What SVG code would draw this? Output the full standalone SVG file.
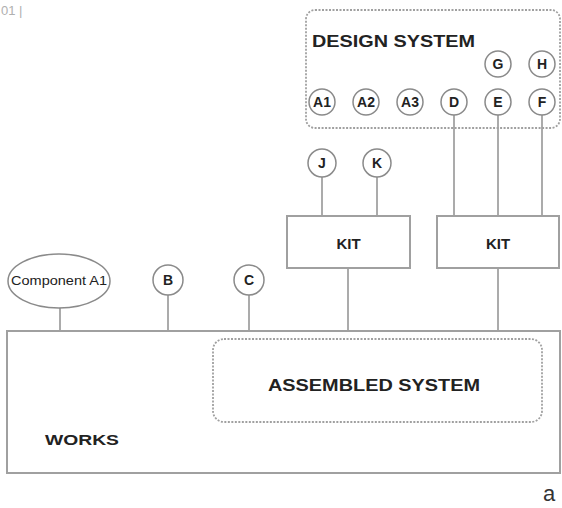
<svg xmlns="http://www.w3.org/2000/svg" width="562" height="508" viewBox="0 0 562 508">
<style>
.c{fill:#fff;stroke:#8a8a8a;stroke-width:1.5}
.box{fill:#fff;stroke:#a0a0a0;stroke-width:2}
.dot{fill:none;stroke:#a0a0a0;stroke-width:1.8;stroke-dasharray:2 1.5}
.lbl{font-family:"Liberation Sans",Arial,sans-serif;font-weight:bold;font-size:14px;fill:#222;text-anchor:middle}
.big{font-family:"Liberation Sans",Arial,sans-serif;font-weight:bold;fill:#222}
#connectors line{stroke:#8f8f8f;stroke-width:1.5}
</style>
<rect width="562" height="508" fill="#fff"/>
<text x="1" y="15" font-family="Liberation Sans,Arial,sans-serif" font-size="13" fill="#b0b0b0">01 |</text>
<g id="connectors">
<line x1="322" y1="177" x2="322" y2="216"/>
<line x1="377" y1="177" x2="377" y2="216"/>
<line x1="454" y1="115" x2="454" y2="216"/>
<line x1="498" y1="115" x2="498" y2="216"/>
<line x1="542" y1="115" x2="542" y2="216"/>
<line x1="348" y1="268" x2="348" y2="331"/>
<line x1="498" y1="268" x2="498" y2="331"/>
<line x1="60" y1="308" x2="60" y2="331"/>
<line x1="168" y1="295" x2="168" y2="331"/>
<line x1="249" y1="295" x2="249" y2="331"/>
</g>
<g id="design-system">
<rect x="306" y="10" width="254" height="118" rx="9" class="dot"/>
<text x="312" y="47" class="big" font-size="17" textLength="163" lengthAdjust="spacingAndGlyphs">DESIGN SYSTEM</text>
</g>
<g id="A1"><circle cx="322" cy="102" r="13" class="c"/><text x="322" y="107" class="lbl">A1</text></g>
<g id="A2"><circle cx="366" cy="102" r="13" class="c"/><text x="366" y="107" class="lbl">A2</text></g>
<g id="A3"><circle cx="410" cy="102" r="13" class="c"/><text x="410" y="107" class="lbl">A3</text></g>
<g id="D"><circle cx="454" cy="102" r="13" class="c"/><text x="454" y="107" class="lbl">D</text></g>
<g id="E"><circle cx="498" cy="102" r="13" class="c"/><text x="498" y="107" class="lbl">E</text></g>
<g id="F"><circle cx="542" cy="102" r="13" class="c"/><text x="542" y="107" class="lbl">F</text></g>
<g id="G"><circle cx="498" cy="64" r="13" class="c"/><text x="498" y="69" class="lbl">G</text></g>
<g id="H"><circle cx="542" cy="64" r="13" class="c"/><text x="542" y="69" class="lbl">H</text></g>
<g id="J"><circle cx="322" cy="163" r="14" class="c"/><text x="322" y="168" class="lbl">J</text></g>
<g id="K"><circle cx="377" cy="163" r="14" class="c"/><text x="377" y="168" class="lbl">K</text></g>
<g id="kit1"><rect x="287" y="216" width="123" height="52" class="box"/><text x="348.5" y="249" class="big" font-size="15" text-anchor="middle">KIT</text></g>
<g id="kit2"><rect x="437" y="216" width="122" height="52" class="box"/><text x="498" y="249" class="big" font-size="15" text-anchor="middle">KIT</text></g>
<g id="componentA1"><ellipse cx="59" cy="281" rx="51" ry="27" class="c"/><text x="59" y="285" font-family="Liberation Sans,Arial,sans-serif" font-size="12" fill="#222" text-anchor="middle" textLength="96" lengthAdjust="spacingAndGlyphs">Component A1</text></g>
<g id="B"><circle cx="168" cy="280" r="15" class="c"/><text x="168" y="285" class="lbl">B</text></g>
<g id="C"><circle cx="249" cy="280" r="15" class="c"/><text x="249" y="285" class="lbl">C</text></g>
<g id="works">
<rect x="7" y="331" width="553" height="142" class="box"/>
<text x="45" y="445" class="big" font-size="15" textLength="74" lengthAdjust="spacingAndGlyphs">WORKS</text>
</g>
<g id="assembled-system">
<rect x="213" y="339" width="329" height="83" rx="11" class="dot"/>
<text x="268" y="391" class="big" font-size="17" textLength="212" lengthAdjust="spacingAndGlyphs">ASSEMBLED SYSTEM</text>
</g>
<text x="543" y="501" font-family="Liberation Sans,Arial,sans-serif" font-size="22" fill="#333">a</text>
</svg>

=======

■ SHORT TASK ■
Using the material above, return every line exactly as it appears, minus the pictures.

■ ANSWER TO THE PROBLEM ■
What SVG code would draw this? Output the full standalone SVG file.
<svg xmlns="http://www.w3.org/2000/svg" width="562" height="508" viewBox="0 0 562 508">
<style>
.c{fill:#fff;stroke:#8a8a8a;stroke-width:1.5}
.box{fill:#fff;stroke:#a0a0a0;stroke-width:2}
.dot{fill:none;stroke:#a0a0a0;stroke-width:1.8;stroke-dasharray:2 1.5}
.lbl{font-family:"Liberation Sans",Arial,sans-serif;font-weight:bold;font-size:14px;fill:#222;text-anchor:middle}
.big{font-family:"Liberation Sans",Arial,sans-serif;font-weight:bold;fill:#222}
#connectors line{stroke:#8f8f8f;stroke-width:1.5}
</style>
<rect width="562" height="508" fill="#fff"/>
<text x="1" y="15" font-family="Liberation Sans,Arial,sans-serif" font-size="13" fill="#b0b0b0">01 |</text>
<g id="connectors">
<line x1="322" y1="177" x2="322" y2="216"/>
<line x1="377" y1="177" x2="377" y2="216"/>
<line x1="454" y1="115" x2="454" y2="216"/>
<line x1="498" y1="115" x2="498" y2="216"/>
<line x1="542" y1="115" x2="542" y2="216"/>
<line x1="348" y1="268" x2="348" y2="331"/>
<line x1="498" y1="268" x2="498" y2="331"/>
<line x1="60" y1="308" x2="60" y2="331"/>
<line x1="168" y1="295" x2="168" y2="331"/>
<line x1="249" y1="295" x2="249" y2="331"/>
</g>
<g id="design-system">
<rect x="306" y="10" width="254" height="118" rx="9" class="dot"/>
<text x="312" y="47" class="big" font-size="17" textLength="163" lengthAdjust="spacingAndGlyphs">DESIGN SYSTEM</text>
</g>
<g id="A1"><circle cx="322" cy="102" r="13" class="c"/><text x="322" y="107" class="lbl">A1</text></g>
<g id="A2"><circle cx="366" cy="102" r="13" class="c"/><text x="366" y="107" class="lbl">A2</text></g>
<g id="A3"><circle cx="410" cy="102" r="13" class="c"/><text x="410" y="107" class="lbl">A3</text></g>
<g id="D"><circle cx="454" cy="102" r="13" class="c"/><text x="454" y="107" class="lbl">D</text></g>
<g id="E"><circle cx="498" cy="102" r="13" class="c"/><text x="498" y="107" class="lbl">E</text></g>
<g id="F"><circle cx="542" cy="102" r="13" class="c"/><text x="542" y="107" class="lbl">F</text></g>
<g id="G"><circle cx="498" cy="64" r="13" class="c"/><text x="498" y="69" class="lbl">G</text></g>
<g id="H"><circle cx="542" cy="64" r="13" class="c"/><text x="542" y="69" class="lbl">H</text></g>
<g id="J"><circle cx="322" cy="163" r="14" class="c"/><text x="322" y="168" class="lbl">J</text></g>
<g id="K"><circle cx="377" cy="163" r="14" class="c"/><text x="377" y="168" class="lbl">K</text></g>
<g id="kit1"><rect x="287" y="216" width="123" height="52" class="box"/><text x="348.5" y="249" class="big" font-size="15" text-anchor="middle">KIT</text></g>
<g id="kit2"><rect x="437" y="216" width="122" height="52" class="box"/><text x="498" y="249" class="big" font-size="15" text-anchor="middle">KIT</text></g>
<g id="componentA1"><ellipse cx="59" cy="281" rx="51" ry="27" class="c"/><text x="59" y="285" font-family="Liberation Sans,Arial,sans-serif" font-size="12" fill="#222" text-anchor="middle" textLength="96" lengthAdjust="spacingAndGlyphs">Component A1</text></g>
<g id="B"><circle cx="168" cy="280" r="15" class="c"/><text x="168" y="285" class="lbl">B</text></g>
<g id="C"><circle cx="249" cy="280" r="15" class="c"/><text x="249" y="285" class="lbl">C</text></g>
<g id="works">
<rect x="7" y="331" width="553" height="142" class="box"/>
<text x="45" y="445" class="big" font-size="15" textLength="74" lengthAdjust="spacingAndGlyphs">WORKS</text>
</g>
<g id="assembled-system">
<rect x="213" y="339" width="329" height="83" rx="11" class="dot"/>
<text x="268" y="391" class="big" font-size="17" textLength="212" lengthAdjust="spacingAndGlyphs">ASSEMBLED SYSTEM</text>
</g>
<text x="543" y="501" font-family="Liberation Sans,Arial,sans-serif" font-size="22" fill="#333">a</text>
</svg>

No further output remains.